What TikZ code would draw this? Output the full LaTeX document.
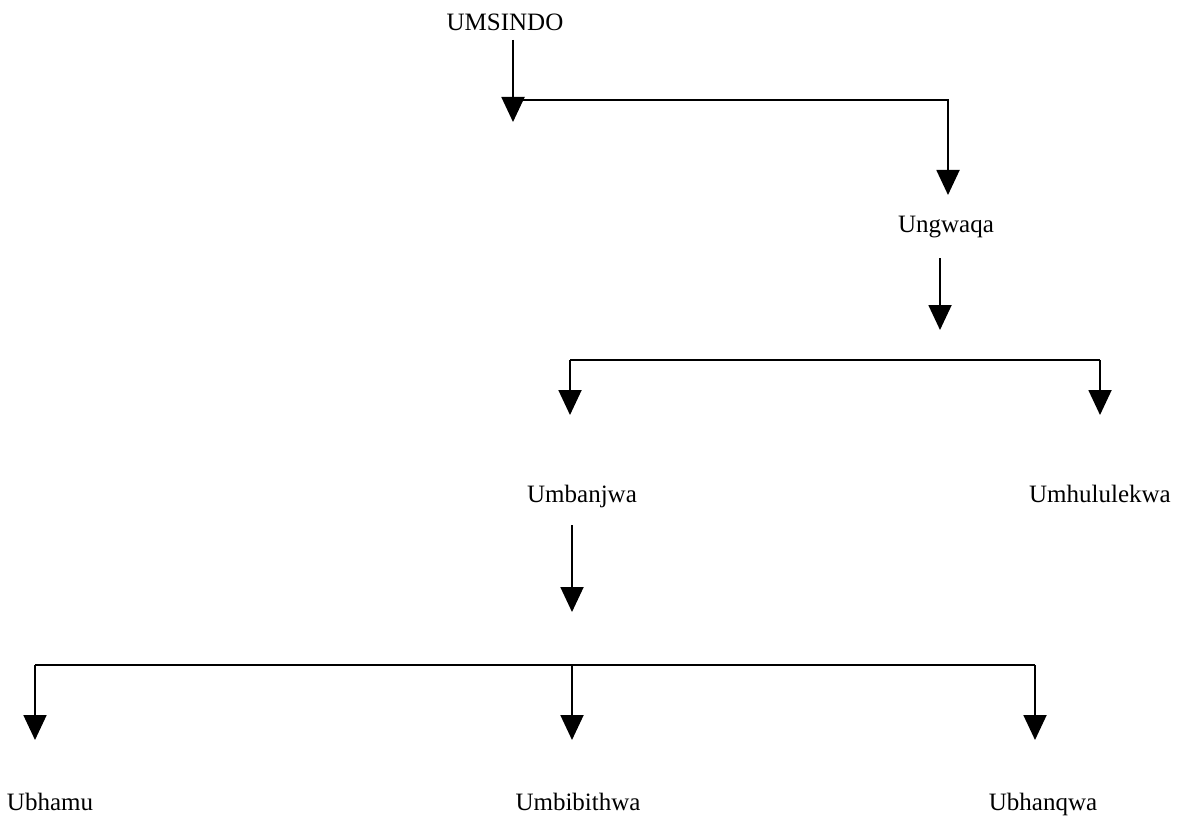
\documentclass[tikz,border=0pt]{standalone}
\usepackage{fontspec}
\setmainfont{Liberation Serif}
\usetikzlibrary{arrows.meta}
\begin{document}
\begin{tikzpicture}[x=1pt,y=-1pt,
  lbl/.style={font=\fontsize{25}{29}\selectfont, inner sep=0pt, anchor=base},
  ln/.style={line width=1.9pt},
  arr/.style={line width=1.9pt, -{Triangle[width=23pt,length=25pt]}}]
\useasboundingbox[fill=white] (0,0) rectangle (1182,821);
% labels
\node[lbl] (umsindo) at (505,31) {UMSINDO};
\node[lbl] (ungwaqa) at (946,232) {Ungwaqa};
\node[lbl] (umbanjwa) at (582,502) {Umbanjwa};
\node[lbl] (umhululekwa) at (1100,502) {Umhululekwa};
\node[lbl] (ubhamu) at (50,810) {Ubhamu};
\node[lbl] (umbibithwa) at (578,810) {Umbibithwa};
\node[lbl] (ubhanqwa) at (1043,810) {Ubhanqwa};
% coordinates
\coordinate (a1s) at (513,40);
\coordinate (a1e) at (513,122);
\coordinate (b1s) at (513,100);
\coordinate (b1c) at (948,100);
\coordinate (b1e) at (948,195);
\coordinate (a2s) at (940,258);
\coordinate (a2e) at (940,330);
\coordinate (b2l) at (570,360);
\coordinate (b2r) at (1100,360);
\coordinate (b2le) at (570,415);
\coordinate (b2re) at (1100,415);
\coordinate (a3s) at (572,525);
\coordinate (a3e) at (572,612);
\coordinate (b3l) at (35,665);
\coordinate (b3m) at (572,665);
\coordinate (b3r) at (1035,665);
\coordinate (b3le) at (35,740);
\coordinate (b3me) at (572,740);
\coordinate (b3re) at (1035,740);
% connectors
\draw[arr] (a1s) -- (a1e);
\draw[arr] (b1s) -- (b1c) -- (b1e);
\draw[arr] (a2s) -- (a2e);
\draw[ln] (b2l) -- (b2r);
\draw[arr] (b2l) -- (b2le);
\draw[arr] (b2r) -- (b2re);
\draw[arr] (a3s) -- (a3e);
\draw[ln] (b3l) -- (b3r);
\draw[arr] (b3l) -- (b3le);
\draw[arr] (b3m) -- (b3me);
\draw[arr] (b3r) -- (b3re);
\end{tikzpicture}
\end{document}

+===+

▸ **Task to carry out**:
Scan the material above for the string "draw" and report each line where you find it.

▸ **Solution to this exercise**:
What TikZ code would draw this? Output the full LaTeX document.
\draw[arr] (a1s) -- (a1e);
\draw[arr] (b1s) -- (b1c) -- (b1e);
\draw[arr] (a2s) -- (a2e);
\draw[ln] (b2l) -- (b2r);
\draw[arr] (b2l) -- (b2le);
\draw[arr] (b2r) -- (b2re);
\draw[arr] (a3s) -- (a3e);
\draw[ln] (b3l) -- (b3r);
\draw[arr] (b3l) -- (b3le);
\draw[arr] (b3m) -- (b3me);
\draw[arr] (b3r) -- (b3re);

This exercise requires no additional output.